If many senders are attached to the left part of the network above, they all send a window full of segments. These segments are stored in the buffers of the router before being transmitted towards their destination. If there are many senders on the left part of the network, the occupancy of the buffers quickly grows. A consequence of the buffer occupancy is that the round-trip-time, measured by the transport protocol, between the sender and the receiver increases. Consider a network where 10,000 bits segments are sent. When the buffer is empty, such a segment requires 1 millisecond to be transmitted on the `10 Mbps` link and 5 milliseconds to be the transmitted on the `2 Mbps` link.

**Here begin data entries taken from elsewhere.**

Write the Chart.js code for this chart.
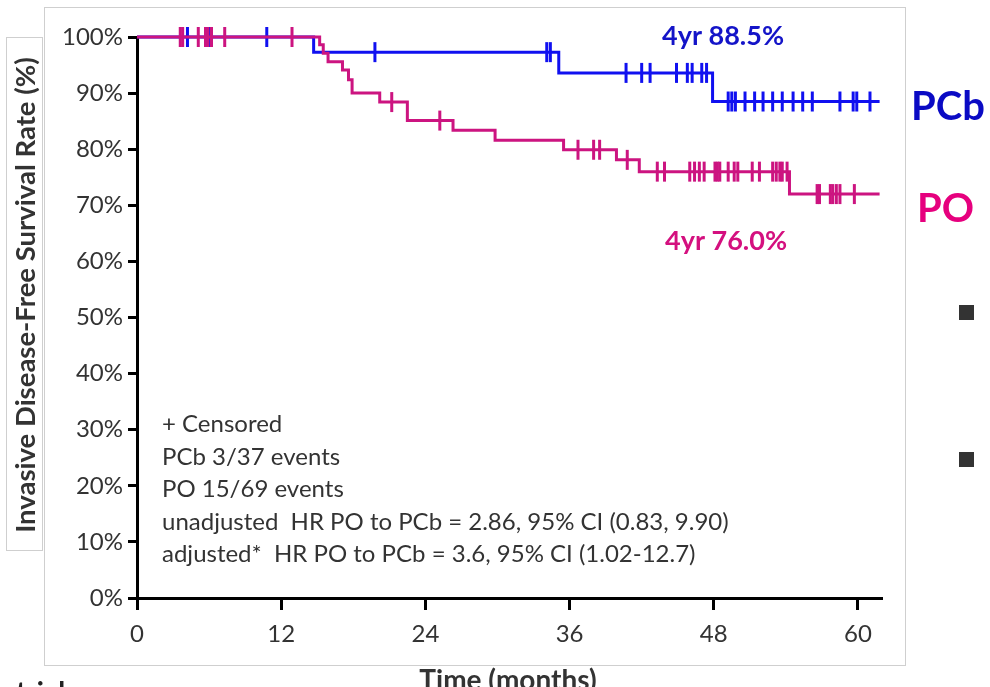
<!DOCTYPE html>
<html>
<head>
<meta charset="utf-8">
<script src="https://cdn.jsdelivr.net/npm/chart.js@4.4.1/dist/chart.umd.min.js"></script>
<style>
  html, body { margin: 0; padding: 0; background: #fff; }
  canvas { display: block; }
</style>
</head>
<body>
<canvas id="km-chart" width="990" height="687"></canvas>
<script>
// Kaplan-Meier curves, values (months, % survival)

// PCb arm: event times and survival after each step
const pcbTimes = [0, 14.7, 35.1, 47.9];
const pcbSurv = [100, 97.3, 93.6, 88.5];
const pcbCensored = [4.2, 5.8, 6.1, 10.8, 19.8, 34.1, 34.4,
    40.7, 42.0, 42.7, 44.9, 45.8, 46.2, 47.0, 47.4,
    49.2, 49.5, 49.8, 50.6, 51.4, 52.1, 52.9, 53.7, 54.6, 55.4, 56.2, 58.5, 59.6, 59.9, 61.0];

// PO arm
const poTimes = [0, 15.2, 15.5, 15.9, 17.1, 17.6, 17.9, 20.2, 22.5, 26.3, 29.8, 35.5, 39.9, 41.8, 54.3];
const poSurv = [100, 98.6, 97.1, 95.6, 94.1, 92.4, 90.0, 88.4, 85.1, 83.4, 81.6, 79.9, 78.1, 76.0, 72.0];
const poCensored = [3.6, 3.8, 5.1, 5.7, 5.9, 6.2, 7.3, 12.9, 21.2, 25.2, 36.7, 38.0, 38.5, 40.8,
    43.3, 43.9, 46.0, 46.4, 46.8, 47.2, 48.1, 48.3, 48.5, 49.2, 49.7, 50.0, 51.2, 51.8,
    52.9, 53.2, 53.5, 53.7, 54.1, 56.6, 56.8, 57.7, 57.9, 58.2, 58.5, 59.7];

const followUpEnd = 61.8;
const xTickValues = [0, 12, 24, 36, 48, 60];
const yTickValues = [0, 10, 20, 30, 40, 50, 60, 70, 80, 90, 100];

const blueLine = '#1010f0';
const magentaLine = '#cc1480';
const FONT = 'Lato, "Open Sans", sans-serif';

// survival value at time t for a step curve
function survivalAt(times, surv, t) {
    let s = surv[0];
    for (let i = 0; i < times.length; i++) {
        if (times[i] <= t) s = surv[i];
    }
    return s;
}

function stepPoints(times, surv) {
    const pts = times.map((t, i) => ({ x: t, y: surv[i] }));
    pts.push({ x: followUpEnd, y: surv[surv.length - 1] });
    return pts;
}

function censorPoints(censored, times, surv) {
    return censored.map(t => ({ x: t, y: survivalAt(times, surv, t) }));
}

// frame, y title box, annotations
const decorations = {
    id: 'decorations',
    beforeDraw(chart) {
        const c = chart.ctx;
        c.save();
        c.fillStyle = '#fff';
        c.fillRect(0, 0, chart.width, chart.height);
        c.strokeStyle = '#cfcfcf';
        c.lineWidth = 1;
        c.strokeRect(44.5, 7.5, 861, 658);
        c.strokeRect(6.5, 37.5, 36, 513);
        c.restore();
    },
    afterDraw(chart) {
        const c = chart.ctx;
        c.save();
        c.textBaseline = 'alphabetic';

        // y axis title
        c.save();
        c.translate(35, 295);
        c.rotate(-Math.PI / 2);
        c.textAlign = 'center';
        c.fillStyle = '#333';
        c.font = 'bold 27.5px ' + FONT;
        c.fillText('Invasive Disease-Free Survival Rate (%)', 0, 0);
        c.restore();

        // x axis title
        c.textAlign = 'center';
        c.fillStyle = '#333';
        c.font = 'bold 28px ' + FONT;
        c.fillText('Time (months)', 508, 690);

        // cut-off text at bottom left
        c.textAlign = 'left';
        c.font = 'bold 28px ' + FONT;
        c.fillStyle = '#222';
        c.fillText('trials', 16, 702);

        // stats block
        const lines = [
            '+ Censored',
            'PCb 3/37 events',
            'PO 15/69 events',
            'unadjusted  HR PO to PCb = 2.86, 95% CI (0.83, 9.90)',
            'adjusted*  HR PO to PCb = 3.6, 95% CI (1.02-12.7)'
        ];
        c.font = '24px ' + FONT;
        c.fillStyle = '#333';
        lines.forEach((l, i) => c.fillText(l, 162, 432 + i * 32.5));

        // 4-year labels and arm names
        c.textAlign = 'center';
        c.font = 'bold 27px ' + FONT;
        c.fillStyle = '#1414c8';
        c.fillText('4yr 88.5%', 723, 45);
        c.fillStyle = '#d4107f';
        c.fillText('4yr 76.0%', 726, 250);

        c.textAlign = 'left';
        c.font = 'bold 40px ' + FONT;
        c.fillStyle = '#0a0ac4';
        c.fillText('PCb', 911, 120);
        c.fillStyle = '#e6007e';
        c.fillText('PO', 917, 222);

        // bullet squares
        c.fillStyle = '#333';
        c.fillRect(959, 305, 15, 15);
        c.fillRect(959, 452, 15, 15);
        c.restore();
    }
};

const ctx = document.getElementById('km-chart');
new Chart(ctx, {
    type: 'line',
    data: {
        datasets: [
            {
                label: 'PO censored',
                type: 'scatter',
                data: censorPoints(poCensored, poTimes, poSurv),
                pointStyle: 'line',
                rotation: 90,
                radius: 10,
                borderColor: magentaLine,
                borderWidth: 3,
                clip: false,
                order: 0
            },
            {
                label: 'PO',
                data: stepPoints(poTimes, poSurv),
                stepped: true,
                borderColor: magentaLine,
                borderWidth: 3,
                pointRadius: 0,
                fill: false,
                clip: false,
                order: 1
            },
            {
                label: 'PCb censored',
                type: 'scatter',
                data: censorPoints(pcbCensored, pcbTimes, pcbSurv),
                pointStyle: 'line',
                rotation: 90,
                radius: 10,
                borderColor: blueLine,
                borderWidth: 3,
                clip: false,
                order: 2
            },
            {
                label: 'PCb',
                data: stepPoints(pcbTimes, pcbSurv),
                stepped: true,
                borderColor: blueLine,
                borderWidth: 3,
                pointRadius: 0,
                fill: false,
                clip: false,
                order: 3
            }
        ]
    },
    options: {
        responsive: false,
        animation: false,
        devicePixelRatio: 1,
        layout: { padding: { left: 0, right: 108, top: 37, bottom: 0 } },
        plugins: {
            legend: { display: false },
            tooltip: { enabled: false }
        },
        scales: {
            x: {
                type: 'linear',
                min: 0,
                max: 62,
                afterBuildTicks: s => { s.ticks = xTickValues.map(v => ({ value: v })); },
                afterFit: s => { s.height = 89; },
                grid: { drawOnChartArea: false, tickLength: 12, tickWidth: 3, tickColor: '#000' },
                border: { display: true, color: '#000', width: 3 },
                ticks: { color: '#333', font: { family: FONT, size: 24 }, padding: 10, maxRotation: 0 }
            },
            y: {
                type: 'linear',
                min: 0,
                max: 100,
                afterBuildTicks: s => { s.ticks = yTickValues.map(v => ({ value: v })); },
                afterFit: s => { s.width = 137; },
                grid: { drawOnChartArea: false, tickLength: 9, tickWidth: 3, tickColor: '#000' },
                border: { display: true, color: '#000', width: 3 },
                ticks: {
                    color: '#333',
                    font: { family: FONT, size: 24 },
                    padding: 5,
                    callback: v => v + '%'
                }
            }
        }
    },
    plugins: [decorations]
});
</script>
</body>
</html>
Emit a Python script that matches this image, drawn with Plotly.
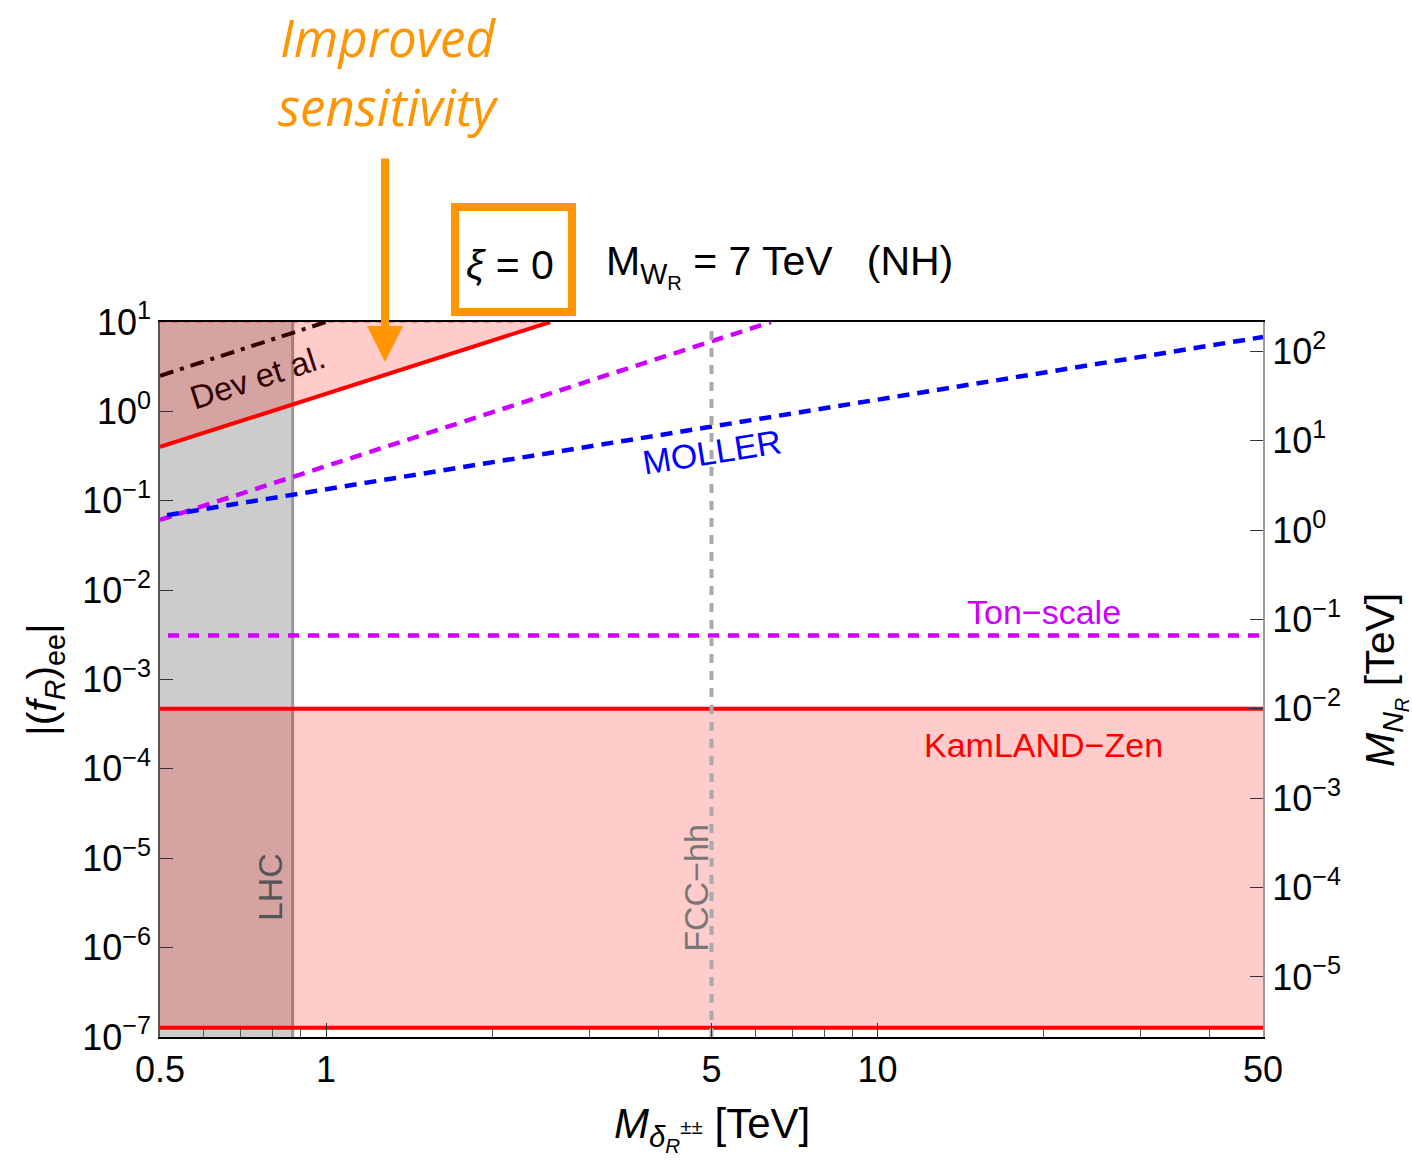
import plotly.graph_objects as go
import math

# ---------------- data ----------------
x_range = [0.5, 50]            # M_delta [TeV]
y_range = [1e-7, 10]           # |(f_R)_ee|
mn_factor = 21.3               # right axis: M_N [TeV] per unit of |(f_R)_ee|

x_tick_vals = [0.5, 1, 5, 10, 50]
x_tick_text = ["0.5", "1", "5", "10", "50"]
x_minor_vals = [0.6, 0.7, 0.8, 0.9, 2, 3, 4, 6, 7, 8, 9, 20, 30, 40]
y_tick_exps = [1, 0, -1, -2, -3, -4, -5, -6, -7]
y2_tick_exps = [2, 1, 0, -1, -2, -3, -4, -5]

# improved sensitivity (red solid) bound
m_improved = [0.5, 2.55]
f_improved = [0.40, 10.0]
# Dev et al. (dash-dot)
m_dev = [0.5, 1.0]
f_dev = [2.5, 10.0]
# MOLLER (blue dashed)
m_moller = [0.515, 50.0]
f_moller = [0.069, 6.8]
# Ton-scale (magenta) diagonal and horizontal
m_ton_diag = [0.5, 6.41]
f_ton_diag = [0.061, 10.0]
m_ton_flat = [0.517, 50.0]
f_ton_flat = [3.1e-3, 3.1e-3]
# KamLAND-Zen band
m_kamland = [0.5, 50.0]
f_kamland_upper = [4.7e-4, 4.7e-4]
f_kamland_lower = [1.27e-7, 1.27e-7]
# LHC / FCC-hh
lhc_mass = 0.87
fcc_mass = 5.0
fcc_f_top = 8.0

# ---------------- figure ----------------
W, H = 1412, 1161
ML, MR, MT, MB = 160, 149, 322, 124
FONT = "Liberation Sans"
ORANGE = "#ff9500"
MAGENTA = "#cc00ff"

fig = go.Figure()

# upper pink region (above improved line)
fig.add_trace(go.Scatter(x=m_improved + [m_improved[0]],
                         y=f_improved + [f_improved[-1]],
                         fill="toself", fillcolor="rgba(255,0,0,0.2)",
                         line=dict(width=0), mode="lines", hoverinfo="skip"))
# top dashed boundary
fig.add_trace(go.Scatter(x=m_improved, y=[f_improved[-1], f_improved[-1]],
                         mode="lines", line=dict(color="rgba(255,0,0,0.35)", width=2, dash="6px,6px")))
# KamLAND band fill
fig.add_trace(go.Scatter(x=m_kamland, y=f_kamland_lower, mode="lines",
                         line=dict(color="#ff0000", width=4)))
fig.add_trace(go.Scatter(x=m_kamland, y=f_kamland_upper, mode="lines",
                         fill="tonexty", fillcolor="rgba(255,0,0,0.2)",
                         line=dict(color="#ff0000", width=4)))
# Dev et al.
fig.add_trace(go.Scatter(x=m_dev, y=f_dev, mode="lines",
                         line=dict(color="#330000", width=4, dash="14px,7px,4px,7px")))
# improved red line
fig.add_trace(go.Scatter(x=m_improved, y=f_improved, mode="lines",
                         line=dict(color="#ff0000", width=4)))
# Ton-scale
fig.add_trace(go.Scatter(x=m_ton_diag, y=f_ton_diag, mode="lines",
                         line=dict(color=MAGENTA, width=4.5, dash="12px,8px")))
fig.add_trace(go.Scatter(x=m_ton_flat, y=f_ton_flat, mode="lines",
                         line=dict(color=MAGENTA, width=4.5, dash="11px,9px")))
# MOLLER
fig.add_trace(go.Scatter(x=m_moller, y=f_moller, mode="lines",
                         line=dict(color="#0000ff", width=4.5, dash="12px,8px")))
# FCC-hh
fig.add_trace(go.Scatter(x=[fcc_mass, fcc_mass], y=[y_range[0], fcc_f_top], mode="lines",
                         line=dict(color="#aaaaaa", width=4, dash="9px,8px")))

# LHC grey band (below traces)
fig.add_shape(type="rect", xref="x", yref="paper", x0=x_range[0], x1=lhc_mass, y0=0, y1=1,
              fillcolor="#cccccc", line=dict(width=0), layer="below")
fig.add_shape(type="line", xref="x", yref="paper", x0=lhc_mass, x1=lhc_mass, y0=0, y1=1,
              line=dict(color="#999999", width=3), layer="below")

def px2paper(px, py):
    return (px - ML) / (W - ML - MR), (H - MB - py) / (H - MT - MB)

# orange box around xi = 0
bx0, by0 = px2paper(455, 312)
bx1, by1 = px2paper(572, 207)
fig.add_shape(type="rect", xref="paper", yref="paper", x0=bx0, x1=bx1, y0=by0, y1=by1,
              line=dict(color=ORANGE, width=8), fillcolor="rgba(0,0,0,0)")

ann = []
def add_text(text, x, y, size, color="black", angle=0, xref="x", yref="y", family=FONT, **kw):
    if xref == "x":
        x = math.log10(x)
    if yref == "y":
        y = math.log10(y)
    ann.append(dict(text=text, x=x, y=y, xref=xref, yref=yref, showarrow=False,
                    xanchor="center", yanchor="middle",
                    font=dict(size=size, color=color, family=family), textangle=angle, **kw))

# header
px, py = px2paper(510, 265)
add_text("<i>ξ</i> = 0", px, py, 41, xref="paper", yref="paper")
px, py = px2paper(779, 266)
add_text("M<sub>W<sub>R</sub></sub> = 7 TeV   (NH)", px, py, 41, xref="paper", yref="paper")
px, py = px2paper(388, 37)
add_text("<i>Improved</i>", px, py, 51, color=ORANGE, xref="paper", yref="paper", family="Open Sans")
px, py = px2paper(388, 106)
add_text("<i>sensitivity</i>", px, py, 51, color=ORANGE, xref="paper", yref="paper", family="Open Sans")
# arrow
hx, hy = px2paper(385, 362)
ann.append(dict(x=hx, y=hy, xref="paper", yref="paper", ax=0, ay=-205, showarrow=True,
                arrowhead=2, arrowsize=0.9, arrowwidth=8, arrowcolor=ORANGE, text=""))

# in-plot labels
add_text("Dev et al.", 0.75, 2.37, 33, color="#330000", angle=-18)
add_text("MOLLER", 5.0, 0.35, 34, color="#0000ff", angle=-9)
add_text("Ton−scale", 20, 5.7e-3, 34, color=MAGENTA)
add_text("KamLAND−Zen", 20, 1.86e-4, 34, color="#ff0000")
add_text("LHC", 0.79, 4.7e-6, 34, color="#555555", angle=-90)
add_text("FCC−hh", 4.67, 4.7e-6, 34, color="#777777", angle=-90)

# axis titles
px, py = px2paper(45, 680)
add_text("|(<i>f</i><sub><i>R</i></sub>)<sub>ee</sub>|", px, py, 41, angle=-90, xref="paper", yref="paper")
px, py = px2paper(1385, 680)
add_text("<i>M</i><sub><i>N</i><sub><i>R</i></sub></sub> [TeV]", px, py, 41, angle=-90, xref="paper", yref="paper")
px, py = px2paper(712, 1128)
add_text("<i>M</i><sub><i>δ</i><sub><i>R</i></sub><sup>±±</sup></sub> [TeV]", px, py, 42, xref="paper", yref="paper")

def sup_label(e):
    return "10<sup>" + (str(e) if e >= 0 else "−" + str(-e)) + "</sup>"

fig.update_layout(
    width=W, height=H, margin=dict(l=ML, r=MR, t=MT, b=MB),
    paper_bgcolor="white", plot_bgcolor="white", showlegend=False,
    annotations=ann,
    xaxis=dict(type="log", range=[math.log10(x_range[0]), math.log10(x_range[1])],
               tickvals=x_tick_vals, ticktext=x_tick_text, ticks="inside", ticklen=14,
               tickwidth=1, tickcolor="#333", showgrid=False, zeroline=False,
               showline=True, linecolor="black", linewidth=1.5, mirror=True,
               tickfont=dict(size=36, family=FONT, color="black"),
               minor=dict(tickvals=x_minor_vals, ticks="inside", ticklen=8, tickcolor="#555", showgrid=False)),
    yaxis=dict(type="log", range=[math.log10(y_range[0]), math.log10(y_range[1])],
               tickvals=[10.0 ** e for e in y_tick_exps], ticktext=[sup_label(e) for e in y_tick_exps],
               ticks="inside", ticklen=13, tickcolor="#333", showgrid=False, zeroline=False,
               showline=True, linecolor="#555", linewidth=1.5,
               tickfont=dict(size=36, family=FONT, color="black")),
    yaxis2=dict(type="log", overlaying="y", side="right", anchor="x",
                range=[math.log10(y_range[0] * mn_factor), math.log10(y_range[1] * mn_factor)],
                tickvals=[10.0 ** e for e in y2_tick_exps], ticktext=[sup_label(e) for e in y2_tick_exps],
                ticks="inside", ticklen=13, tickcolor="#333", showgrid=False, zeroline=False,
                showline=True, linecolor="#999", linewidth=2,
                tickfont=dict(size=36, family=FONT, color="black")),
)
# invisible trace to anchor the right axis
fig.add_trace(go.Scatter(x=[x_range[0]], y=[y_range[0] * mn_factor], yaxis="y2",
                         mode="markers", marker=dict(opacity=0), hoverinfo="skip"))

fig.write_html("out.html")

Thus, the measured round-trip-time measured is roughly 6 milliseconds if we ignore the propagation delay on the links. If the buffer contains 100 segments, the round-trip-time becomes :math:`1+100 \times 5+ 5` milliseconds as new segments are only transmitted on the `2 Mbps` link once all previous segments have been transmitted. Unfortunately, if the reliable transport protocol uses a retransmission timer and performs `go-back-n` to recover from transmission errors it will retransmit a full window of segments. This increases the occupancy of the buffer and the delay through the buffer... Furthermore, the buffer may store and send on the low bandwidth links several retransmissions of the same segment. This problem is called `congestion collapse`. It occurred several times during the late 1980s on the Internet [Jacobson1988]_.